** Begin Data section **
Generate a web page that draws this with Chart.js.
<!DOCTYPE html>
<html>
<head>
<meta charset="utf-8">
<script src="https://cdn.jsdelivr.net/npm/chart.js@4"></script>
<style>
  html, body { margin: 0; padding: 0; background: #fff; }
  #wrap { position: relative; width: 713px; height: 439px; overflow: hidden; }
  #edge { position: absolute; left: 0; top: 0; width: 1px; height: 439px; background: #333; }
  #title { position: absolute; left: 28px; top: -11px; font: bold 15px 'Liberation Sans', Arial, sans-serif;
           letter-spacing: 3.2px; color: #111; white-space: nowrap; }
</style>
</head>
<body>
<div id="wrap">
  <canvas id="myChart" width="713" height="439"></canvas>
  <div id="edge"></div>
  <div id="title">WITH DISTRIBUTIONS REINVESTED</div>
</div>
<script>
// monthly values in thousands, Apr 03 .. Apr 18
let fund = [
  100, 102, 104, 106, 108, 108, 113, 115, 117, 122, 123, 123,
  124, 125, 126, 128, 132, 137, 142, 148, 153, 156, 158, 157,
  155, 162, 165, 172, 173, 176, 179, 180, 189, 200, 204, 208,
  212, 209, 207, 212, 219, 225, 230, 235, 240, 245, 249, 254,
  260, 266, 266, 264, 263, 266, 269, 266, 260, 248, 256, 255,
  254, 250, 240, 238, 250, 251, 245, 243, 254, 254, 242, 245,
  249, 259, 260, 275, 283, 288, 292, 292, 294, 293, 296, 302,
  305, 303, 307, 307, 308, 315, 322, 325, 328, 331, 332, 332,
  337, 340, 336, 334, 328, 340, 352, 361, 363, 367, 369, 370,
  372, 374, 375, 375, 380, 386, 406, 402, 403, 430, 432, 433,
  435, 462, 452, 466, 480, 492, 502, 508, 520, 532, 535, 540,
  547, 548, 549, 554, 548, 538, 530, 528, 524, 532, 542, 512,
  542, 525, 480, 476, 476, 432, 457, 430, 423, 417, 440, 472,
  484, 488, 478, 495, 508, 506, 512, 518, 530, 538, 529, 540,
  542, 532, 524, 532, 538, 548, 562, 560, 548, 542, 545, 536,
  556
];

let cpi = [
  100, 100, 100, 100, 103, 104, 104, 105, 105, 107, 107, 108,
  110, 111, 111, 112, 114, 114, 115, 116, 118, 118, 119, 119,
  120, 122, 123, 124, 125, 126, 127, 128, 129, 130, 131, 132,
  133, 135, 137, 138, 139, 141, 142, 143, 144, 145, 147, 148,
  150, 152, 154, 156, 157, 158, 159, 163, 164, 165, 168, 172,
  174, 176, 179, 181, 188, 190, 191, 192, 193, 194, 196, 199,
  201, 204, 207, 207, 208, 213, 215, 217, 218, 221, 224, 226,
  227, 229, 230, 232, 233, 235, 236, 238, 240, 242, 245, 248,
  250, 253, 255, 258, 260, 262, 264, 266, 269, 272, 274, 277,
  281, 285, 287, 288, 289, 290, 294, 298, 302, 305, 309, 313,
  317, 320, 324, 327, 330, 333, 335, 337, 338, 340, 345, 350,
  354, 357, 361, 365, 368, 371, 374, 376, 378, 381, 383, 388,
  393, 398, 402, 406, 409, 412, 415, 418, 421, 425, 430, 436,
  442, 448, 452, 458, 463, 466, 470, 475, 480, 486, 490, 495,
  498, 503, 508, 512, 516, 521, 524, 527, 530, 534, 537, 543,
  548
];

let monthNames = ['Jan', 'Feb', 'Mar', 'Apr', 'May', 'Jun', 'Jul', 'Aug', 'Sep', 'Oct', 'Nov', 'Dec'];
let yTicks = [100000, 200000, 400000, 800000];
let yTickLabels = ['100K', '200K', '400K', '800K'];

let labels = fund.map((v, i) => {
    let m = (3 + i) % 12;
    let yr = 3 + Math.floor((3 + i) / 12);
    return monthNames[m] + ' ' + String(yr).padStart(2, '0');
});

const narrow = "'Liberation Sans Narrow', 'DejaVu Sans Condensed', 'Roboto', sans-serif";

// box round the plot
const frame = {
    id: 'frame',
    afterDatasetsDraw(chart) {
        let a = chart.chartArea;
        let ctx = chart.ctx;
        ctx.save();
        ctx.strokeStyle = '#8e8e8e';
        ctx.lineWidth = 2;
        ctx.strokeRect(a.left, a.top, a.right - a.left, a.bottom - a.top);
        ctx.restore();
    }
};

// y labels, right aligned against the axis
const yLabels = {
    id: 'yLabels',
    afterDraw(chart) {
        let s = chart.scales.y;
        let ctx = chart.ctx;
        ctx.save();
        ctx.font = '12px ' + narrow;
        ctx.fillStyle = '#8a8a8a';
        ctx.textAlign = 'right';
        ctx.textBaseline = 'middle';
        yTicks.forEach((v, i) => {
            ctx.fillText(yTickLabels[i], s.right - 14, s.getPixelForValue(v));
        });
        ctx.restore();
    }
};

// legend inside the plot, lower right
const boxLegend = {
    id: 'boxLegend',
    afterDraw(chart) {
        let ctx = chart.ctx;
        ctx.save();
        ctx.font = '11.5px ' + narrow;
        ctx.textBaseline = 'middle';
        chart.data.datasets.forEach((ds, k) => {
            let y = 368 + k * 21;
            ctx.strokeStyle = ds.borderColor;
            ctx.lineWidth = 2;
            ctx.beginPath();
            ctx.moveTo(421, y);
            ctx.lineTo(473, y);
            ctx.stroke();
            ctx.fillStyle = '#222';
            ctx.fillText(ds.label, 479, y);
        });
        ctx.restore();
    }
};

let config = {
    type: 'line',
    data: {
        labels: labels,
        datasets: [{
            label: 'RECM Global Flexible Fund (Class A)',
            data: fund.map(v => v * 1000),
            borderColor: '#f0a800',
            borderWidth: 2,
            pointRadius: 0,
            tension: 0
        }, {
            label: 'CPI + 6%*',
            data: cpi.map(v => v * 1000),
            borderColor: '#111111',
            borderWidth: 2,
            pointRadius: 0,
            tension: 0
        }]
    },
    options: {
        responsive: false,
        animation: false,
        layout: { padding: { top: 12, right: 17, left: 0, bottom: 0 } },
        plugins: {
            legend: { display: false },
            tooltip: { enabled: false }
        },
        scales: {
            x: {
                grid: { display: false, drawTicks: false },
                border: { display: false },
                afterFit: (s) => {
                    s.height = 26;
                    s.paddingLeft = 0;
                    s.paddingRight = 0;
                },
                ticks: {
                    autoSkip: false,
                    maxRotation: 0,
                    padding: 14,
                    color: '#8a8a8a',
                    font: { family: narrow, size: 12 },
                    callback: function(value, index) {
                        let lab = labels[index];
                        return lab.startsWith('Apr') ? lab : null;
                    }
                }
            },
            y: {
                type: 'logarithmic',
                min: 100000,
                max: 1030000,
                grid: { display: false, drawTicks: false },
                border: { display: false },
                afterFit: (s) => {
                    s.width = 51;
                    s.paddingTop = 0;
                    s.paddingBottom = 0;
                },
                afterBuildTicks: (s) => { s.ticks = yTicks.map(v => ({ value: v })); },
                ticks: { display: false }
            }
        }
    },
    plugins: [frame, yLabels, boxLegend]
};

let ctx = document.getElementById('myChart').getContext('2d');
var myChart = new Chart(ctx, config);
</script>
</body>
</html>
** End Data section **
> [Task instructions]: Retype the material in full, character for character.

> [Reply to the task]:
Generate a web page that draws this with Chart.js.
<!DOCTYPE html>
<html>
<head>
<meta charset="utf-8">
<script src="https://cdn.jsdelivr.net/npm/chart.js@4"></script>
<style>
  html, body { margin: 0; padding: 0; background: #fff; }
  #wrap { position: relative; width: 713px; height: 439px; overflow: hidden; }
  #edge { position: absolute; left: 0; top: 0; width: 1px; height: 439px; background: #333; }
  #title { position: absolute; left: 28px; top: -11px; font: bold 15px 'Liberation Sans', Arial, sans-serif;
           letter-spacing: 3.2px; color: #111; white-space: nowrap; }
</style>
</head>
<body>
<div id="wrap">
  <canvas id="myChart" width="713" height="439"></canvas>
  <div id="edge"></div>
  <div id="title">WITH DISTRIBUTIONS REINVESTED</div>
</div>
<script>
// monthly values in thousands, Apr 03 .. Apr 18
let fund = [
  100, 102, 104, 106, 108, 108, 113, 115, 117, 122, 123, 123,
  124, 125, 126, 128, 132, 137, 142, 148, 153, 156, 158, 157,
  155, 162, 165, 172, 173, 176, 179, 180, 189, 200, 204, 208,
  212, 209, 207, 212, 219, 225, 230, 235, 240, 245, 249, 254,
  260, 266, 266, 264, 263, 266, 269, 266, 260, 248, 256, 255,
  254, 250, 240, 238, 250, 251, 245, 243, 254, 254, 242, 245,
  249, 259, 260, 275, 283, 288, 292, 292, 294, 293, 296, 302,
  305, 303, 307, 307, 308, 315, 322, 325, 328, 331, 332, 332,
  337, 340, 336, 334, 328, 340, 352, 361, 363, 367, 369, 370,
  372, 374, 375, 375, 380, 386, 406, 402, 403, 430, 432, 433,
  435, 462, 452, 466, 480, 492, 502, 508, 520, 532, 535, 540,
  547, 548, 549, 554, 548, 538, 530, 528, 524, 532, 542, 512,
  542, 525, 480, 476, 476, 432, 457, 430, 423, 417, 440, 472,
  484, 488, 478, 495, 508, 506, 512, 518, 530, 538, 529, 540,
  542, 532, 524, 532, 538, 548, 562, 560, 548, 542, 545, 536,
  556
];

let cpi = [
  100, 100, 100, 100, 103, 104, 104, 105, 105, 107, 107, 108,
  110, 111, 111, 112, 114, 114, 115, 116, 118, 118, 119, 119,
  120, 122, 123, 124, 125, 126, 127, 128, 129, 130, 131, 132,
  133, 135, 137, 138, 139, 141, 142, 143, 144, 145, 147, 148,
  150, 152, 154, 156, 157, 158, 159, 163, 164, 165, 168, 172,
  174, 176, 179, 181, 188, 190, 191, 192, 193, 194, 196, 199,
  201, 204, 207, 207, 208, 213, 215, 217, 218, 221, 224, 226,
  227, 229, 230, 232, 233, 235, 236, 238, 240, 242, 245, 248,
  250, 253, 255, 258, 260, 262, 264, 266, 269, 272, 274, 277,
  281, 285, 287, 288, 289, 290, 294, 298, 302, 305, 309, 313,
  317, 320, 324, 327, 330, 333, 335, 337, 338, 340, 345, 350,
  354, 357, 361, 365, 368, 371, 374, 376, 378, 381, 383, 388,
  393, 398, 402, 406, 409, 412, 415, 418, 421, 425, 430, 436,
  442, 448, 452, 458, 463, 466, 470, 475, 480, 486, 490, 495,
  498, 503, 508, 512, 516, 521, 524, 527, 530, 534, 537, 543,
  548
];

let monthNames = ['Jan', 'Feb', 'Mar', 'Apr', 'May', 'Jun', 'Jul', 'Aug', 'Sep', 'Oct', 'Nov', 'Dec'];
let yTicks = [100000, 200000, 400000, 800000];
let yTickLabels = ['100K', '200K', '400K', '800K'];

let labels = fund.map((v, i) => {
    let m = (3 + i) % 12;
    let yr = 3 + Math.floor((3 + i) / 12);
    return monthNames[m] + ' ' + String(yr).padStart(2, '0');
});

const narrow = "'Liberation Sans Narrow', 'DejaVu Sans Condensed', 'Roboto', sans-serif";

// box round the plot
const frame = {
    id: 'frame',
    afterDatasetsDraw(chart) {
        let a = chart.chartArea;
        let ctx = chart.ctx;
        ctx.save();
        ctx.strokeStyle = '#8e8e8e';
        ctx.lineWidth = 2;
        ctx.strokeRect(a.left, a.top, a.right - a.left, a.bottom - a.top);
        ctx.restore();
    }
};

// y labels, right aligned against the axis
const yLabels = {
    id: 'yLabels',
    afterDraw(chart) {
        let s = chart.scales.y;
        let ctx = chart.ctx;
        ctx.save();
        ctx.font = '12px ' + narrow;
        ctx.fillStyle = '#8a8a8a';
        ctx.textAlign = 'right';
        ctx.textBaseline = 'middle';
        yTicks.forEach((v, i) => {
            ctx.fillText(yTickLabels[i], s.right - 14, s.getPixelForValue(v));
        });
        ctx.restore();
    }
};

// legend inside the plot, lower right
const boxLegend = {
    id: 'boxLegend',
    afterDraw(chart) {
        let ctx = chart.ctx;
        ctx.save();
        ctx.font = '11.5px ' + narrow;
        ctx.textBaseline = 'middle';
        chart.data.datasets.forEach((ds, k) => {
            let y = 368 + k * 21;
            ctx.strokeStyle = ds.borderColor;
            ctx.lineWidth = 2;
            ctx.beginPath();
            ctx.moveTo(421, y);
            ctx.lineTo(473, y);
            ctx.stroke();
            ctx.fillStyle = '#222';
            ctx.fillText(ds.label, 479, y);
        });
        ctx.restore();
    }
};

let config = {
    type: 'line',
    data: {
        labels: labels,
        datasets: [{
            label: 'RECM Global Flexible Fund (Class A)',
            data: fund.map(v => v * 1000),
            borderColor: '#f0a800',
            borderWidth: 2,
            pointRadius: 0,
            tension: 0
        }, {
            label: 'CPI + 6%*',
            data: cpi.map(v => v * 1000),
            borderColor: '#111111',
            borderWidth: 2,
            pointRadius: 0,
            tension: 0
        }]
    },
    options: {
        responsive: false,
        animation: false,
        layout: { padding: { top: 12, right: 17, left: 0, bottom: 0 } },
        plugins: {
            legend: { display: false },
            tooltip: { enabled: false }
        },
        scales: {
            x: {
                grid: { display: false, drawTicks: false },
                border: { display: false },
                afterFit: (s) => {
                    s.height = 26;
                    s.paddingLeft = 0;
                    s.paddingRight = 0;
                },
                ticks: {
                    autoSkip: false,
                    maxRotation: 0,
                    padding: 14,
                    color: '#8a8a8a',
                    font: { family: narrow, size: 12 },
                    callback: function(value, index) {
                        let lab = labels[index];
                        return lab.startsWith('Apr') ? lab : null;
                    }
                }
            },
            y: {
                type: 'logarithmic',
                min: 100000,
                max: 1030000,
                grid: { display: false, drawTicks: false },
                border: { display: false },
                afterFit: (s) => {
                    s.width = 51;
                    s.paddingTop = 0;
                    s.paddingBottom = 0;
                },
                afterBuildTicks: (s) => { s.ticks = yTicks.map(v => ({ value: v })); },
                ticks: { display: false }
            }
        }
    },
    plugins: [frame, yLabels, boxLegend]
};

let ctx = document.getElementById('myChart').getContext('2d');
var myChart = new Chart(ctx, config);
</script>
</body>
</html>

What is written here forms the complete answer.